Do you have a triple or a compact? The explanation I got from Trek was that the compact spec'd models, were outfitted with the 11-25 105 cassette because Shimano does not make the Ultegra in an 11-25. And that the rear derailleur is not spec'd to be able to handle a 12-27? (which isn't the case because I've run a 12-27 with a compact on several bikes)

Anyhow, that's the explanation I got.


----------



## davidka (Dec 12, 2001)

Compacts usually come with a 11-25 or 26 because with a 50/12 high gear you give up a couple mph on the top speed (not that most of us need that..) but that's the reason. The german magasine Tour tested 105, Ultegra and D/A cassettes for wear and the 105 actually outlasts the Ultegra by a little and the D/A by a bit more (ti cogs wear faster)- something about the coating being different. You could certainly use a 12-27 if you like, you'll run out of gear a little sooner on downhills or if you are a stud sprinter.


----------



## 67fb (Jul 30, 2007)

azuredrptp said:


> Do you have a triple or a compact? The explanation I got from Trek was that the compact spec'd models, were outfitted with the 11-25 105 cassette because Shimano does not make the Ultegra in an 11-25.....


Yep I have the compact crank. We will find out this weekend if the 11-25 is going to work out. Going on an 80 mile ride with 6000 ft of climb.

Thanks for the info


----------



## 67fb (Jul 30, 2007)

*Here's another response from Trek*

I received this reply via email from Trek tech support. 

"The Ultegra (CS-6600) cassette is not available with an 11 tooth cog, so Shimano supplied us with a 6600 cassette with a 5600 11t cog and lockring."


----------



## Argentius (Aug 26, 2004)

*impressed...*



67fb said:


> I received this reply via email from Trek tech support.
> 
> "The Ultegra (CS-6600) cassette is not available with an 11 tooth cog, so Shimano supplied us with a 6600 cassette with a 5600 11t cog and lockring."


At first I figured they just gave ya a 5600 cassette to save money, since there's really no functional difference.

Kudos to Trek for including the more expensive part, modifying it to suit their needs, and then rapidly getting back to you with the explanation.

I've just been reading a number of discussions about a few "brand X" bikes, so it's a nice change.


----------



## 67fb (Jul 30, 2007)

Update:

Well, it turns out that Trek has updated their product spec, the 2008 5.2 Madone Compact double configuration comes with a Shimano 105 11/25 cassette. 
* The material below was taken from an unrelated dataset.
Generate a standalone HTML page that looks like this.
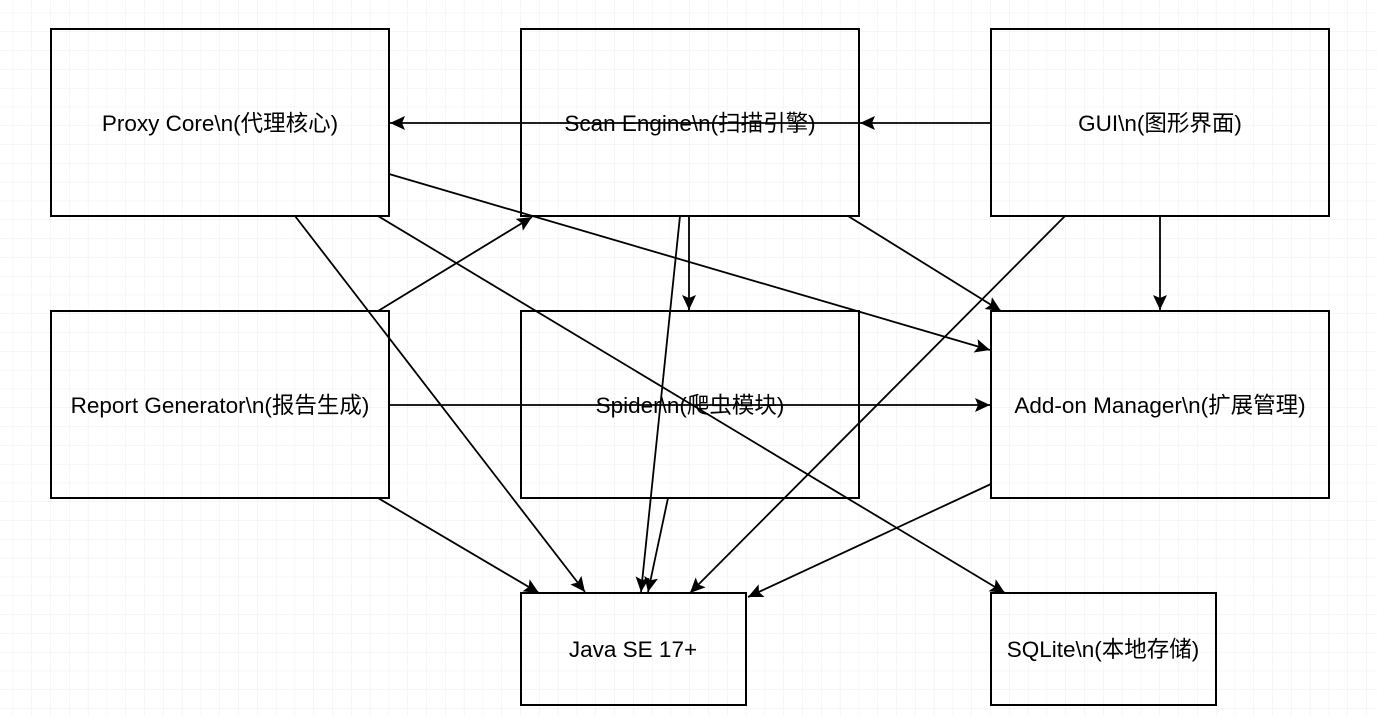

I know, I know, 105 and Ultegra cassettes are not that different, But it was suppose to be the NEW Ultegra SL group, great bike, just disappointed in the misinformation from Trek support.


----------



## j.king (Mar 23, 2005)

The 11-25t cassette is only available as a 105 (5600) model.

Ultegra Cassette Ranges,
http://bike.shimano.com/catalog/cyc...<>ast_id=1408474395181785&bmUID=1188677001310

105 Cassette Ranges,
http://bike.shimano.com/catalog/cyc...<>ast_id=1408474395181785&bmUID=1188677037466


To Trek's defense they do have a disclaimer somewhere about the fact that they can change product specs at anytime without warning.


----------



## WhiskeyNovember (May 31, 2003)

67fb said:


> disappointed in the misinformation from Trek support.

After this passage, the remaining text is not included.